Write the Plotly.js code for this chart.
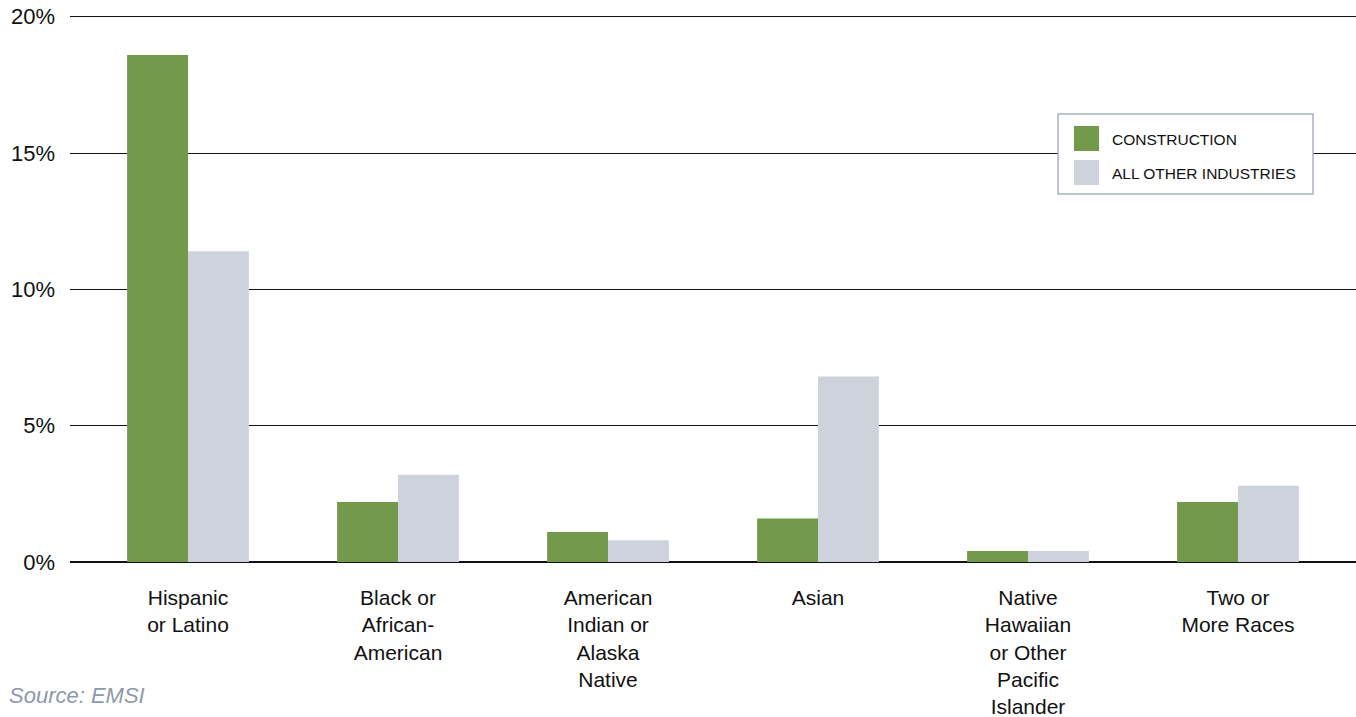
******************************
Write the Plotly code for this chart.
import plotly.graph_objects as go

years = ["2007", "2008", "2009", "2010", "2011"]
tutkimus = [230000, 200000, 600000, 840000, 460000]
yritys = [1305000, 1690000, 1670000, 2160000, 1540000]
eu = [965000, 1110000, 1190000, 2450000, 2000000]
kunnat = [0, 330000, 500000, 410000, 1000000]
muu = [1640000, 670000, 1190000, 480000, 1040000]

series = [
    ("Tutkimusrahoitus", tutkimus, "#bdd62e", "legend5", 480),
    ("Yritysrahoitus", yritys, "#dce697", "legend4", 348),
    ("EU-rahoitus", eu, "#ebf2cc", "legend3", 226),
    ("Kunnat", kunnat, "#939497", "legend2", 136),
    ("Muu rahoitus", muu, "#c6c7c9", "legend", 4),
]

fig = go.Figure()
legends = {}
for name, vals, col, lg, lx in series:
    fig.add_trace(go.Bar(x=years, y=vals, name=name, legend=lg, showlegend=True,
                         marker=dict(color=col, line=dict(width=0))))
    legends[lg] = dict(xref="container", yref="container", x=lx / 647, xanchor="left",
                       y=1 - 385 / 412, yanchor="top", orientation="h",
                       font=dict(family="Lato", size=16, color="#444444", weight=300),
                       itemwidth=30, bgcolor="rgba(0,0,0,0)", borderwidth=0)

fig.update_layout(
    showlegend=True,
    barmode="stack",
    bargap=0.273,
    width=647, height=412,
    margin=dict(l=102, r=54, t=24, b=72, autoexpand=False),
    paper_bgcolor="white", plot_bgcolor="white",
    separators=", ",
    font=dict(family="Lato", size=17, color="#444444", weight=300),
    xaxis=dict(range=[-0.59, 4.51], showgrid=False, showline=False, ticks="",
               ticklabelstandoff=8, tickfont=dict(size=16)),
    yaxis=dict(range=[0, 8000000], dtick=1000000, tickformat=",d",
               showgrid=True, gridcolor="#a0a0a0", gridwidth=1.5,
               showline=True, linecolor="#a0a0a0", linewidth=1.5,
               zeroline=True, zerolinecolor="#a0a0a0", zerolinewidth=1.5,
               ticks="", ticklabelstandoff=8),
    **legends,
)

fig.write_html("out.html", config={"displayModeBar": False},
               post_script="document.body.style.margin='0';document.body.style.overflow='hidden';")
******************************
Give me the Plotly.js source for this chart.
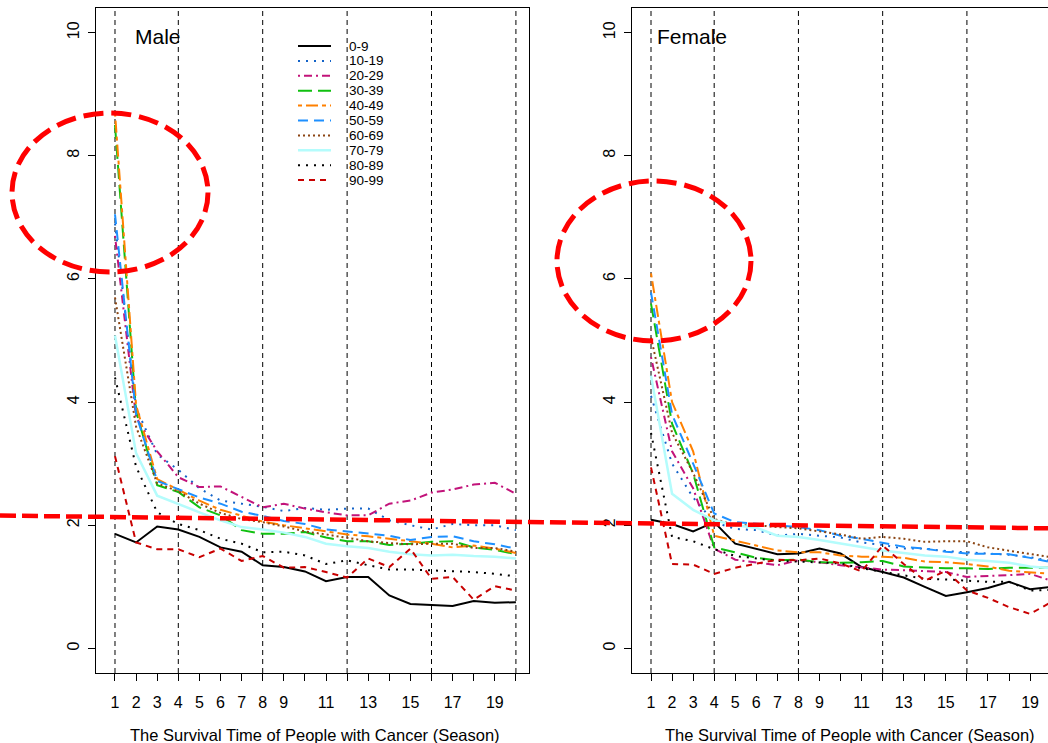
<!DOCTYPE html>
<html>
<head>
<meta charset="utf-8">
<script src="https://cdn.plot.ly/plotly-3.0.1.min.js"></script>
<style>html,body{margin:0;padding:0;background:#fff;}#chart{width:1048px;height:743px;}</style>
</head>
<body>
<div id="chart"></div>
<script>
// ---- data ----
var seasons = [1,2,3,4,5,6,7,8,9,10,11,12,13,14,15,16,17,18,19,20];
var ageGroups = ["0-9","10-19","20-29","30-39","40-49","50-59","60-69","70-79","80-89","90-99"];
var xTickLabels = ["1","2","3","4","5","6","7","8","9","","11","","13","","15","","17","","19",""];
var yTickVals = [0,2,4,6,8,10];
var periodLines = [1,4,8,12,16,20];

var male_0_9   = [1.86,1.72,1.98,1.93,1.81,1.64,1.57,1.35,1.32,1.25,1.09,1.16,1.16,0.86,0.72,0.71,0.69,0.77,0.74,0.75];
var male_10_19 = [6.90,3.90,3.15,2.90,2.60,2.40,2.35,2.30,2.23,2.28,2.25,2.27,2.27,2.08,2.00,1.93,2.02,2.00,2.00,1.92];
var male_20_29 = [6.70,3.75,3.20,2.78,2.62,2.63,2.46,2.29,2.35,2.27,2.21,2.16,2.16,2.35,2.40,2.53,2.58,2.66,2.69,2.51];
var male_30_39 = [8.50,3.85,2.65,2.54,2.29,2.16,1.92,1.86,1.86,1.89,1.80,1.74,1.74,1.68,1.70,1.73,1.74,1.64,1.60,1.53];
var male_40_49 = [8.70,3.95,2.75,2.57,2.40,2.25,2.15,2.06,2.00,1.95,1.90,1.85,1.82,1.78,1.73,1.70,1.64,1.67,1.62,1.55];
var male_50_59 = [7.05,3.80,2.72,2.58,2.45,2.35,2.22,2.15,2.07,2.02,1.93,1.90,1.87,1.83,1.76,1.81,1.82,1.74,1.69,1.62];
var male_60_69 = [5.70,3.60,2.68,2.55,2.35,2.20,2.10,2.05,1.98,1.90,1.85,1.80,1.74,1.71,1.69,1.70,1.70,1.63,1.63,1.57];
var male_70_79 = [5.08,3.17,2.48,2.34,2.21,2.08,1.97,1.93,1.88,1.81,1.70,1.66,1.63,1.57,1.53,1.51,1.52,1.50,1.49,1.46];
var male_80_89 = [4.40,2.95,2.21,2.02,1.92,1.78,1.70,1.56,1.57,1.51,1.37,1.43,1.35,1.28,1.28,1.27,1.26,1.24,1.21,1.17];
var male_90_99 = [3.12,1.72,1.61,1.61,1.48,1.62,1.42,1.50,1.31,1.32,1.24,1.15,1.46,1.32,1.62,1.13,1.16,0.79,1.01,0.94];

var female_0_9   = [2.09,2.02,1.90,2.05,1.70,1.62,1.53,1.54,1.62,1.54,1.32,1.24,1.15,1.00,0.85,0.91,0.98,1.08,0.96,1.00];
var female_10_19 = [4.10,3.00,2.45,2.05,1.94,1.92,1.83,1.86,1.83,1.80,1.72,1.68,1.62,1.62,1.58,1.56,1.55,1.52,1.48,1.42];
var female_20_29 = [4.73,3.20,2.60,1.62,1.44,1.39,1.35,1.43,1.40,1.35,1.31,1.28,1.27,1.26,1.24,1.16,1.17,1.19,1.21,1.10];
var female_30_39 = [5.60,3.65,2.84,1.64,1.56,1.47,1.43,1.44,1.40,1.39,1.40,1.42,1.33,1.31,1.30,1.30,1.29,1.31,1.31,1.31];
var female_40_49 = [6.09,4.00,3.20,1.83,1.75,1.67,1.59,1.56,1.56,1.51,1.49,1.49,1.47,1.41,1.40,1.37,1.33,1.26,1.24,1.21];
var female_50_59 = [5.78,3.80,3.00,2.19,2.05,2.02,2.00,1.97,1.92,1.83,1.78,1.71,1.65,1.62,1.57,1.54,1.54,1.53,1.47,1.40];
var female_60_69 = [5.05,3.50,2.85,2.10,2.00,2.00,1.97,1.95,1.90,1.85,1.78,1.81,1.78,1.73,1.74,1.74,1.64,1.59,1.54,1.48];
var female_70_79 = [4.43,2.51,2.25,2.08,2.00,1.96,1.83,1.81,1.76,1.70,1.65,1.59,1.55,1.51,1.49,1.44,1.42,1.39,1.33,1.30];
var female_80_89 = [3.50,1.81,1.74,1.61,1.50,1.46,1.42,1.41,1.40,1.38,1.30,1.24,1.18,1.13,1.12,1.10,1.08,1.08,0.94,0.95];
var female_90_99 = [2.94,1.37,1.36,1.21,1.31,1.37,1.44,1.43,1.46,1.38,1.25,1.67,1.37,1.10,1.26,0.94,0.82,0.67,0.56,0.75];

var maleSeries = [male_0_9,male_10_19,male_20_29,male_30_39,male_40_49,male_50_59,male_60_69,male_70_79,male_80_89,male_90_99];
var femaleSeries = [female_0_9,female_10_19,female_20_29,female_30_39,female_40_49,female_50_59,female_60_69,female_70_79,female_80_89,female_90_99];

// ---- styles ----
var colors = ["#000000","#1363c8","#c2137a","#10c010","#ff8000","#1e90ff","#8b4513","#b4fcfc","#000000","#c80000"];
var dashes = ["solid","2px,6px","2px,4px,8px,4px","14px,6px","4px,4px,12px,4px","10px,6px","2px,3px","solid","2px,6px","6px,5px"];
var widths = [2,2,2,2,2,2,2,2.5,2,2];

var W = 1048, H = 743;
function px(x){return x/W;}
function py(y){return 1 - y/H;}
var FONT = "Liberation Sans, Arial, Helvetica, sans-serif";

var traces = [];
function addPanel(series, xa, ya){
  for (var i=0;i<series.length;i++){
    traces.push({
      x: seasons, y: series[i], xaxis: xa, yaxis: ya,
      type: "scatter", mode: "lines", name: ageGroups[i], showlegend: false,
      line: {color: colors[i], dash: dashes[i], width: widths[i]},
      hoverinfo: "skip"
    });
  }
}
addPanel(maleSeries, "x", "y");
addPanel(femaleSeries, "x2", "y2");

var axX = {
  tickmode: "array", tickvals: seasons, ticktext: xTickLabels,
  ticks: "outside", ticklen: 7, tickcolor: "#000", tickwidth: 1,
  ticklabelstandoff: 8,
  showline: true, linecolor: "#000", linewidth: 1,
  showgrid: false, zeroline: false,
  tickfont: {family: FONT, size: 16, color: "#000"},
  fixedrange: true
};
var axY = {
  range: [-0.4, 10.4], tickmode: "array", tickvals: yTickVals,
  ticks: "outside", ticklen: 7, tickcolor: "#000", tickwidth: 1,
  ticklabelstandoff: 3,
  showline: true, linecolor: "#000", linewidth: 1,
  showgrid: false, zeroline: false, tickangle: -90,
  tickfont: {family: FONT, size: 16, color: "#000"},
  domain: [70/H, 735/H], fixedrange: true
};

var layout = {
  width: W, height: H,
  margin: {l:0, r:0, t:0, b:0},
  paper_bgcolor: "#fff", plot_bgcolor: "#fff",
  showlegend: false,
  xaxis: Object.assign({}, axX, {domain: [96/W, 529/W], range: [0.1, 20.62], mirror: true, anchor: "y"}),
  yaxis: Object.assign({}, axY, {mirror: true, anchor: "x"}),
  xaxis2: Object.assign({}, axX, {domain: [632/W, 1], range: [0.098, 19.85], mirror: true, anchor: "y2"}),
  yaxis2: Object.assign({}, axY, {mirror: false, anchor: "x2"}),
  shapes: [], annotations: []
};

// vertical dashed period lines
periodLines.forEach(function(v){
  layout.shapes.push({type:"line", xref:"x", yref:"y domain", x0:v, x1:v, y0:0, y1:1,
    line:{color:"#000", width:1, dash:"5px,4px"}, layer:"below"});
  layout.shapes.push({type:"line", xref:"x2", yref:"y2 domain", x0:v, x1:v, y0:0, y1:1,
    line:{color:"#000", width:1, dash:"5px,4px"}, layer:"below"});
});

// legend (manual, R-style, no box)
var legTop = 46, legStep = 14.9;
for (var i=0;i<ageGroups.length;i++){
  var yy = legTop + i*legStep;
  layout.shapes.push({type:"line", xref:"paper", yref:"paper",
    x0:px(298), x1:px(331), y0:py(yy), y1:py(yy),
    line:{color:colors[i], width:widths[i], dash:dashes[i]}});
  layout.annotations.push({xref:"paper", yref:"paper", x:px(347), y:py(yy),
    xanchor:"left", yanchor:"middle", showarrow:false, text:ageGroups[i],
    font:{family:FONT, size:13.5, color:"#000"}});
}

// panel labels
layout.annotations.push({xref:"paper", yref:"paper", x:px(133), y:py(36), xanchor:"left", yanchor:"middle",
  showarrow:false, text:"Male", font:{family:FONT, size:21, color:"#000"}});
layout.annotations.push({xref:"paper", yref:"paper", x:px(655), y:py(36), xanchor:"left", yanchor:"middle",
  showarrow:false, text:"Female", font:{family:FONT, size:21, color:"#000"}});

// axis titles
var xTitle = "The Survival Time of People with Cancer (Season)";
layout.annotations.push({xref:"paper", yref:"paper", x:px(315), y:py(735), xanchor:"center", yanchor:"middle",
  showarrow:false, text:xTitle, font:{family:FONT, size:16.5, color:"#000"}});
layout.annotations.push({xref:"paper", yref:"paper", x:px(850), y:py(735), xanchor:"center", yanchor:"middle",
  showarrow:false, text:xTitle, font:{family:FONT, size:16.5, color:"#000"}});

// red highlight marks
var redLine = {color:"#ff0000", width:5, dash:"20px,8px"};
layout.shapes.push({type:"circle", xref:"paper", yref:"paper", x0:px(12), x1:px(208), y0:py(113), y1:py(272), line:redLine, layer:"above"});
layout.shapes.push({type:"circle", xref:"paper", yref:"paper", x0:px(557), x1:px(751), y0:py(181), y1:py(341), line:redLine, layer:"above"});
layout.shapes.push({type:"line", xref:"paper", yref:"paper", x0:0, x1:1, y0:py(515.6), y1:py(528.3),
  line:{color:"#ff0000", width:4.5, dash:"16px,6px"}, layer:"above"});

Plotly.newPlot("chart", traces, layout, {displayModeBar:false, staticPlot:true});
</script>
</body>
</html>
******************************
■ Directions:
Take every line from the data above that holds "this" and copy it out.

■ Full answer:
Write the Plotly.js code for this chart.
Write the Plotly code for this chart.
Give me the Plotly.js source for this chart.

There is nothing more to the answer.